Digital sales represented almost 40% of sales in the fourth quarter, showcasing CEO Nick Wilkinson’s success with digitalisation efforts.
‘The breadth and relevance of our product offer has continued to resonate with our home-loving customers over the last quarter of the year,’ commented Wilkinson.
‘This has been reflected in our strong financial performance despite the challenging broader consumer backdrop.’

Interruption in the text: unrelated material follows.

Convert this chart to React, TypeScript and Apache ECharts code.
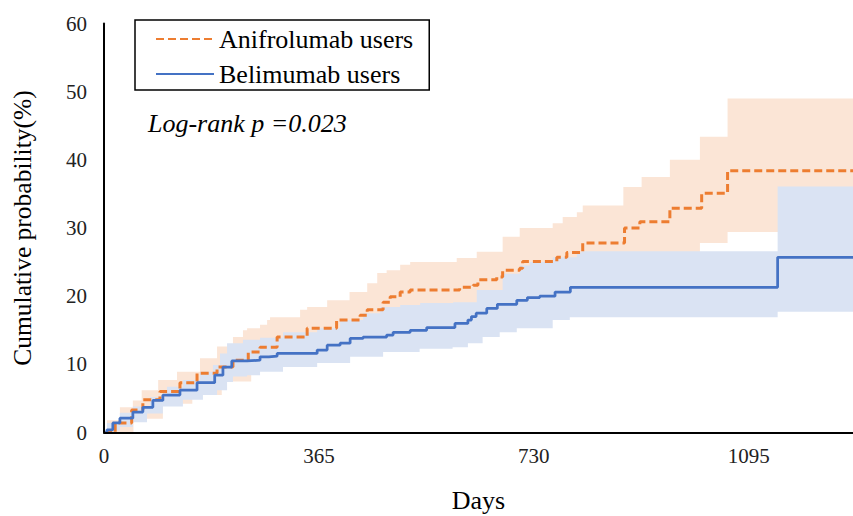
import React, { useEffect, useRef } from "react";
import * as echarts from "echarts";

// Tick labels
const xTicks = [0, 365, 730, 1095];
const X_MAX = 1272;

// Anifrolumab users: cumulative probability (%) step points [day, value]
const anifroLine: number[][] = [
  [0, 0], [19, 1.4], [47, 3.3], [66, 4.8], [95, 6.0], [129, 7.3], [158, 8.7], [192, 9.6],
  [219, 10.6], [245, 11.8], [265, 12.5], [294, 14.0], [345, 15.3], [395, 16.5], [435, 17.2],
  [447, 18.0], [474, 19.1], [486, 19.9], [503, 20.6], [520, 20.9], [604, 21.3], [627, 21.6],
  [635, 22.4], [667, 22.8], [677, 23.8], [706, 24.1], [711, 25.1], [769, 25.7], [786, 26.4],
  [813, 27.8], [884, 30.0], [910, 30.9], [961, 32.9], [1015, 35.1], [1059, 38.4], [1272, 38.4],
];
const anifroUpper: number[][] = [
  [0, 0], [5, 1.8], [27, 3.7], [49, 4.7], [64, 6.2], [92, 7.7], [124, 8.9], [163, 10.9],
  [192, 12.6], [219, 14.0], [236, 15.0], [243, 15.3], [265, 15.8], [277, 16.5], [282, 16.9],
  [333, 18.0], [345, 18.4], [379, 19.4], [417, 20.6], [447, 21.9], [464, 23.4], [480, 23.8],
  [503, 24.6], [520, 25.0], [599, 25.6], [633, 26.5], [677, 28.7], [706, 30.0], [762, 30.7],
  [779, 31.6], [803, 32.3], [813, 33.3], [882, 36.0], [913, 37.5], [961, 40.0], [1012, 43.4],
  [1059, 49.0], [1272, 49.0],
];
const anifroLower: number[][] = [
  [0, 0], [50, 2.0], [100, 4.2], [150, 5.5], [200, 7.5], [250, 9.5], [300, 10.5], [365, 11.5],
  [450, 13.0], [550, 15.5], [650, 18.0], [730, 20.0], [800, 22.0], [880, 24.0], [960, 25.5],
  [1012, 27.8], [1059, 29.4], [1272, 29.4],
];

// Belimumab users
const belimLine: number[][] = [
  [0, 0], [5, 0.4], [15, 1.4], [27, 2.1], [49, 3.0], [66, 3.7], [83, 4.7], [100, 5.5],
  [129, 6.2], [158, 7.3], [188, 8.4], [202, 9.6], [217, 10.5], [243, 10.6], [265, 11.1],
  [280, 11.2], [294, 11.6], [362, 12.1], [379, 12.8], [401, 13.1], [418, 13.8], [440, 14.0],
  [480, 14.3], [491, 14.7], [520, 15.0], [548, 15.4], [596, 16.0], [618, 16.5], [624, 17.0],
  [632, 17.5], [650, 18.2], [668, 18.8], [701, 19.4], [719, 19.8], [740, 20.0], [766, 20.6],
  [792, 21.3], [1144, 25.7], [1272, 25.7],
];
const belimUpper: number[][] = [
  [0, 0], [5, 1.4], [27, 2.9], [49, 3.8], [78, 5.2], [107, 6.7], [134, 7.7], [163, 8.9],
  [185, 9.9], [197, 11.6], [209, 13.1], [236, 13.6], [265, 13.9], [304, 14.7], [362, 15.3],
  [401, 16.5], [440, 17.5], [469, 18.4], [503, 18.7], [537, 19.0], [593, 19.1], [633, 20.9],
  [677, 23.3], [706, 24.5], [723, 25.0], [762, 25.7], [803, 26.4], [811, 26.6], [1144, 36.1],
  [1272, 36.1],
];
const belimLower: number[][] = [
  [0, 0], [15, 0.3], [27, 0.8], [49, 1.5], [73, 2.8], [100, 3.8], [134, 4.8], [168, 5.5],
  [192, 6.2], [209, 7.4], [219, 8.2], [243, 8.4], [265, 8.9], [304, 9.6], [362, 10.2],
  [418, 11.1], [474, 11.8], [536, 12.3], [592, 12.5], [618, 13.1], [643, 14.0], [672, 14.7],
  [701, 15.3], [762, 16.5], [791, 16.9], [1144, 17.7], [1272, 17.7],
];

const ORANGE = "#ED7D31";
const BLUE = "#4472C4";
const ORANGE_BAND = "#FBE5D6";
const BLUE_BAND = "#DAE3F3";
const FONT = "'Liberation Serif', 'Times New Roman', serif";

function stepPoints(arr: number[][]): number[][] {
  const out: number[][] = [];
  for (let i = 0; i < arr.length; i++) {
    if (i > 0) out.push([arr[i][0], arr[i - 1][1]]);
    out.push(arr[i]);
  }
  return out;
}

function bandSeries(name: string, upper: number[][], lower: number[][], fill: string, z: number) {
  return {
    type: "custom",
    name,
    z,
    silent: true,
    data: [[0, 0]],
    encode: { x: 0, y: 1 },
    renderItem: (_params: any, api: any) => {
      const up = stepPoints(upper).map((p) => api.coord(p));
      const lo = stepPoints(lower).map((p) => api.coord(p)).reverse();
      return {
        type: "polygon",
        shape: { points: up.concat(lo) },
        style: { fill, stroke: null },
      };
    },
  };
}

export default function App() {
  const ref = useRef<HTMLDivElement>(null);
  useEffect(() => {
    if (!ref.current) return;
    const chart = echarts.init(ref.current, null, { renderer: "svg" });
    chart.setOption({
      animation: false,
      backgroundColor: "#fff",
      textStyle: { fontFamily: FONT },
      grid: {
        left: 104,
        right: 0,
        top: 23.5,
        bottom: 83.5,
        containLabel: false,
        outerBoundsMode: "none",
      },
      legend: {
        data: ["Anifrolumab users", "Belimumab users"],
        orient: "vertical",
        left: 135,
        top: 20,
        itemWidth: 58,
        itemHeight: 14,
        itemGap: 9,
        padding: [6, 16, 3, 20],
        borderColor: "#000",
        borderWidth: 1.5,
        backgroundColor: "#fff",
        itemStyle: { color: "transparent", borderColor: "transparent", borderWidth: 0, opacity: 0 },
        textStyle: { fontFamily: FONT, fontSize: 26, color: "#000" },
      },
      xAxis: {
        type: "value",
        min: 0,
        max: X_MAX,
        interval: 365,
        name: "Days",
        nameLocation: "middle",
        nameGap: 55,
        nameTextStyle: { fontFamily: FONT, fontSize: 26, color: "#000" },
        axisLine: { show: true, lineStyle: { color: "#000", width: 2 } },
        axisTick: { show: false },
        splitLine: { show: false },
        axisLabel: {
          showMaxLabel: false,
          margin: 13,
          fontFamily: FONT,
          fontSize: 21,
          color: "#222",
          formatter: (v: number) => (xTicks.indexOf(v) >= 0 ? String(v) : ""),
        },
        z: 10,
      },
      yAxis: {
        type: "value",
        min: 0,
        max: 60,
        interval: 10,
        name: "Cumulative probability(%)",
        nameLocation: "middle",
        nameRotate: 90,
        nameGap: 69,
        nameTextStyle: { fontFamily: FONT, fontSize: 25.5, color: "#000" },
        axisLine: { show: true, lineStyle: { color: "#000", width: 2 } },
        axisTick: { show: false },
        splitLine: { show: false },
        axisLabel: { margin: 17, fontFamily: FONT, fontSize: 21, color: "#222" },
        z: 10,
      },
      graphic: [
        {
          type: "text",
          left: 148,
          top: 110,
          style: {
            text: "Log-rank p =0.023",
            fontStyle: "italic",
            fontSize: 26,
            fontFamily: FONT,
            fill: "#000",
          },
        },
      ],
      series: [
        bandSeries("Anifrolumab band", anifroUpper, anifroLower, ORANGE_BAND, 1),
        bandSeries("Belimumab band", belimUpper, belimLower, BLUE_BAND, 1),
        {
          type: "line",
          name: "Anifrolumab users",
          data: anifroLine,
          step: "end",
          symbol: "none",
          z: 3,
          lineStyle: { color: ORANGE, width: 3, type: [8, 4] },
          itemStyle: { color: ORANGE },
        },
        {
          type: "line",
          name: "Belimumab users",
          data: belimLine,
          step: "end",
          symbol: "none",
          z: 4,
          lineStyle: { color: BLUE, width: 2.75 },
          itemStyle: { color: BLUE },
        },
      ],
    });
    return () => chart.dispose();
  }, []);
  return (
    <div style={{ position: "absolute", left: 0, top: 0, width: 853, height: 516, background: "#fff" }}>
      <div ref={ref} style={{ width: 853, height: 516 }} />
    </div>
  );
}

There was also relief as Dunelm said it is ‘pleased with trading so far in the new financial year’. And whilst the consumer outlook ‘remains uncertain’, Dunelm will ‘keep focusing on delivering outstanding value and relevance to our customers’.
EXPERT VIEWS
Shore Capital explained that Dunelm’s performance in the face of a challenging macro environment is ‘not unexpected. Next’s (NXT) unscheduled trading update highlighted strong momentum driven by factors such as higher real wages and favourable weather patterns, which have contributed to a more resilient consumer outlook. Within the home sector, Dunelm consistently outperforms the market, making it an attractive investment opportunity.’
Danni Hewson, head of financial analysis at AJ Bell, commented: ‘Cushions-to-picture frames seller Dunelm has been doing okay, but management is right to flag ongoing uncertainty with regards to the consumer outlook.’
Hewson added: ‘Its focus on good value for money has paid off in the cost-of-living crisis but no company can be complacent when inflation remains significantly above the Bank of England’s 2% target and the sharp rise in interest rates presents ongoing challenges to the consumer.’
Disclaimer: Financial services company AJ Bell referenced in the article owns Shares magazine. The author of the article (James Crux) and the editor of the article (Steven Frazer) own shares in AJ Bell.